In several Member States new STWA measures were introduced, or existing schemes were modified, to encourage the combination of temporary short-time work with training. Nevertheless, relatively few short-time workers participate in training when it is not compulsory.

What does labour market segmentation mean and what are its effects?

A labour market is said to be segmented when two categories of workers coexist: i) a group of stable workers with permanent contracts and; ii) another with temporary contracts with limited opportunities to move into more stable or better paid jobs.

This phenomenon has to a large extent been created and/or worsened by two-tier reforms of employment protection legislation introduced in several Member States in recent decades. Those reforms have substantially deregulated temporary contracts, while keeping existing rules on permanent contracts largely unchanged. As a result, the proportion of new recruitments made on temporary contracts has dramatically increased, leading to a rising share of temporary work over total employment, especially affecting younger and un-skilled workers.

Although there are clear employment gains associated with these reforms, labour market segmentation also generates a number of undesirable side-effects.

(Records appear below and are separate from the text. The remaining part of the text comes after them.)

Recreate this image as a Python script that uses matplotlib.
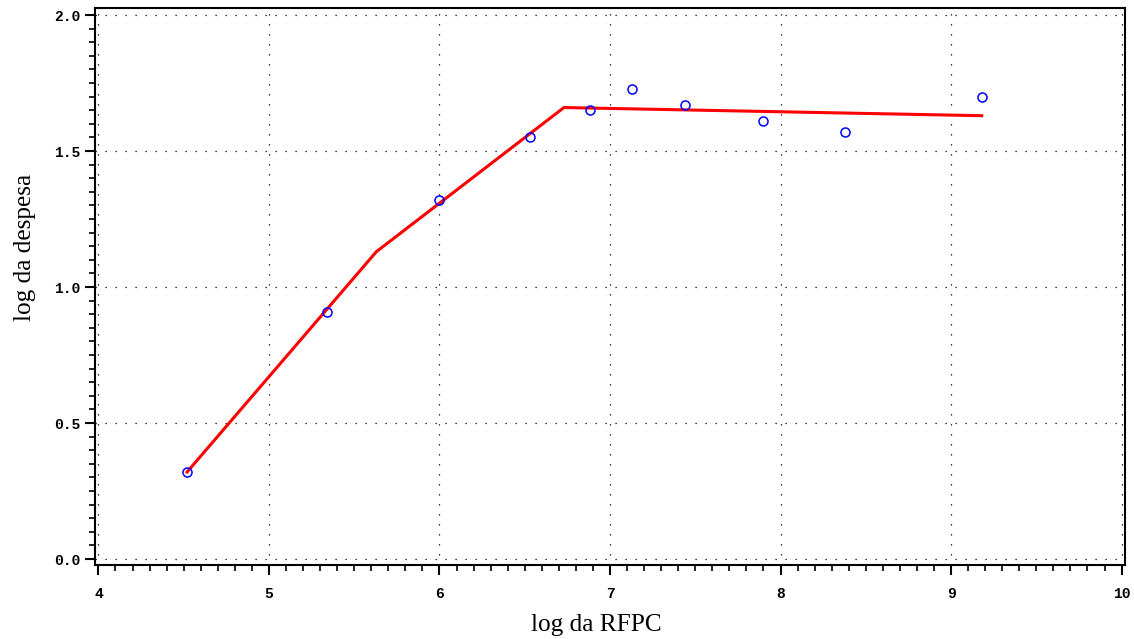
import numpy as np
import matplotlib
matplotlib.use("Agg")
import matplotlib.pyplot as plt
from matplotlib.ticker import MultipleLocator, FormatStrFormatter

# pontos observados
log_rfpc = [4.52, 5.34, 6.00, 6.53, 6.88, 7.13, 7.44, 7.90, 8.38, 9.18]
log_despesa = [0.32, 0.91, 1.32, 1.55, 1.65, 1.73, 1.67, 1.61, 1.57, 1.70]

# curva ajustada (segmentos)
fit_x = [4.52, 5.63, 6.73, 9.18]
fit_y = [0.32, 1.13, 1.66, 1.63]

fig = plt.figure(figsize=(11.34, 6.39), dpi=100)
ax = fig.add_axes([95 / 1134, 1 - 565 / 639, 1030 / 1134, 557 / 639])

ax.plot(fit_x, fit_y, color="red", lw=2.2, zorder=3)
ax.plot(log_rfpc, log_despesa, "o", mfc="none", mec="blue", ms=6.5, mew=1.1, zorder=4)

ax.set_xlim(3.98, 10.02)
ax.set_ylim(-0.022, 2.026)
ax.xaxis.set_major_locator(MultipleLocator(1))
ax.xaxis.set_minor_locator(MultipleLocator(0.1))
ax.yaxis.set_major_locator(MultipleLocator(0.5))
ax.yaxis.set_minor_locator(MultipleLocator(0.05))
ax.yaxis.set_major_formatter(FormatStrFormatter("%.1f"))

ax.grid(True, which="major", color="black", linestyle=(0, (1, 7)), linewidth=0.9)

for sp in ax.spines.values():
    sp.set_linewidth(1.5)

ax.tick_params(which="major", direction="out", length=7, width=1.5, labelsize=10.5)
ax.tick_params(which="minor", direction="out", length=4, width=1.2)
for lab in ax.get_xticklabels() + ax.get_yticklabels():
    lab.set_fontfamily("Liberation Mono")
    lab.set_fontweight("bold")
ax.tick_params(axis="x", pad=9)

ax.set_xlabel("log da RFPC", fontfamily="Liberation Serif", fontsize=18.2, labelpad=6)
ax.set_ylabel("log da despesa", fontfamily="Liberation Serif", fontsize=18.2, labelpad=11)
ax.xaxis.set_label_coords(0.487, -0.088)
ax.yaxis.set_label_coords(-0.057, 0.571)

fig.savefig("out.png", dpi=100)
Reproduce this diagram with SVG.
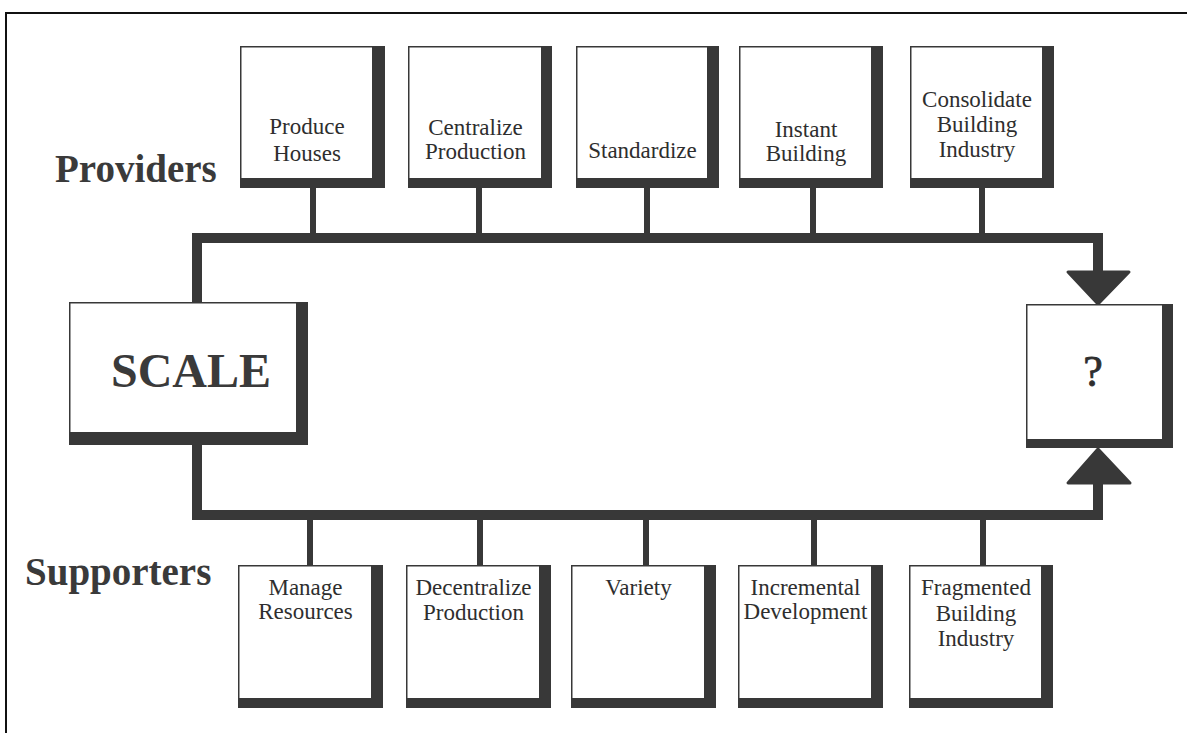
<svg xmlns="http://www.w3.org/2000/svg" width="1187" height="733" viewBox="0 0 1187 733">
<style>
.sh{fill:#383838}
.wb{fill:#fff;stroke:#383838;stroke-width:1.5}
.t{font-family:"Liberation Serif","Times New Roman",serif;font-size:23px;fill:#2e2e2e;text-anchor:middle}
.big{font-family:"Liberation Serif","Times New Roman",serif;font-weight:bold;fill:#3a3a3a}
.bus{fill:none;stroke:#383838;stroke-width:10;stroke-linejoin:miter}
.con{stroke:#383838;stroke-width:6}
.ah{fill:#383838;stroke:#383838;stroke-width:3;stroke-linejoin:round}
</style>
<rect width="1187" height="733" fill="#fff"/>
<path d="M6,733 V13 H1187" fill="none" stroke="#111" stroke-width="2"/>
<text class="big" x="55" y="182" font-size="39">Providers</text>
<text class="big" x="25" y="585" font-size="39">Supporters</text>
<g id="connectors">
<path class="bus" d="M197,303 V238 H1098 V272"/>
<path class="bus" d="M197,445 V515 H1098 V483"/>
<polygon class="ah" points="1068,272 1129,272 1098,304"/>
<polygon class="ah" points="1068,483 1130,483 1098,449"/>
<line class="con" x1="313" y1="186" x2="313" y2="238"/>
<line class="con" x1="479" y1="186" x2="479" y2="238"/>
<line class="con" x1="647" y1="186" x2="647" y2="238"/>
<line class="con" x1="813" y1="186" x2="813" y2="238"/>
<line class="con" x1="982" y1="186" x2="982" y2="238"/>
<line class="con" x1="310" y1="515" x2="310" y2="568"/>
<line class="con" x1="480" y1="515" x2="480" y2="568"/>
<line class="con" x1="646" y1="515" x2="646" y2="568"/>
<line class="con" x1="814" y1="515" x2="814" y2="568"/>
<line class="con" x1="983" y1="515" x2="983" y2="568"/>
</g>
<g id="scale">
<rect class="sh" x="69" y="302" width="239" height="143"/>
<rect class="wb" x="69.75" y="302.75" width="227" height="130"/>
<text class="big" x="191" y="387" font-size="48" text-anchor="middle">SCALE</text>
</g>
<g id="result">
<rect class="sh" x="1026" y="304" width="147" height="144"/>
<rect class="wb" x="1026.75" y="304.75" width="136" height="135"/>
<text class="t" x="1093" y="386" style="font-size:44px;stroke:#2e2e2e;stroke-width:0.8">?</text>
</g>
<g id="produce-houses">
<rect class="sh" x="240" y="46" width="145" height="142"/>
<rect class="wb" x="240.75" y="46.75" width="132" height="132"/>
<text class="t" x="307" y="134">Produce</text>
<text class="t" x="307" y="161">Houses</text>
</g>
<g id="centralize-production">
<rect class="sh" x="408" y="46" width="144" height="142"/>
<rect class="wb" x="408.75" y="46.75" width="133" height="132"/>
<text class="t" x="475.5" y="135">Centralize</text>
<text class="t" x="475.5" y="159">Production</text>
</g>
<g id="standardize">
<rect class="sh" x="576" y="46" width="143" height="142"/>
<rect class="wb" x="576.75" y="46.75" width="131" height="132"/>
<text class="t" x="642.5" y="158">Standardize</text>
</g>
<g id="instant-building">
<rect class="sh" x="739" y="46" width="144" height="142"/>
<rect class="wb" x="739.75" y="46.75" width="132" height="132"/>
<text class="t" x="806" y="137">Instant</text>
<text class="t" x="806" y="161">Building</text>
</g>
<g id="consolidate">
<rect class="sh" x="910" y="46" width="144" height="142"/>
<rect class="wb" x="910.75" y="46.75" width="132" height="132"/>
<text class="t" x="977" y="107">Consolidate</text>
<text class="t" x="977" y="132">Building</text>
<text class="t" x="977" y="157">Industry</text>
</g>
<g id="manage-resources">
<rect class="sh" x="238" y="565" width="145" height="143"/>
<rect class="wb" x="238.75" y="565.75" width="133" height="133"/>
<text class="t" x="305.5" y="595">Manage</text>
<text class="t" x="305.5" y="619">Resources</text>
</g>
<g id="decentralize-production">
<rect class="sh" x="406" y="565" width="145" height="143"/>
<rect class="wb" x="406.75" y="565.75" width="133" height="133"/>
<text class="t" x="473.5" y="595">Decentralize</text>
<text class="t" x="473.5" y="620">Production</text>
</g>
<g id="variety">
<rect class="sh" x="571" y="565" width="145" height="143"/>
<rect class="wb" x="571.75" y="565.75" width="133" height="133"/>
<text class="t" x="638.5" y="595">Variety</text>
</g>
<g id="incremental-development">
<rect class="sh" x="738" y="565" width="145" height="143"/>
<rect class="wb" x="738.75" y="565.75" width="133" height="133"/>
<text class="t" x="805.5" y="595">Incremental</text>
<text class="t" x="805.5" y="619">Development</text>
</g>
<g id="fragmented">
<rect class="sh" x="909" y="565" width="144" height="143"/>
<rect class="wb" x="909.75" y="565.75" width="132" height="133"/>
<text class="t" x="976" y="595">Fragmented</text>
<text class="t" x="976" y="621">Building</text>
<text class="t" x="976" y="646">Industry</text>
</g>
</svg>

The legal asymmetry (between the two types of contracts) reduces firms' incentives to transform temporary into permanent contracts (at the expiry date of the former), which can lead to prolonged situations of precarious employment for many young workers (well into their thirties in those Member States which are particularly affected), coupled with limited incentives for in-work effort and pursuing training activities throughout the life-cycle. The latter two effects tend to depress the growth rate of productivity. Temporary workers tend to receive lower wages and are given fewer training opportunities than permanent workers with similar qualifications and job descriptions. Finally, as shown by the 2008-2009 recession, in segmented labour markets, the brunt of labour market adjustment falls predominantly onto temporary/young workers.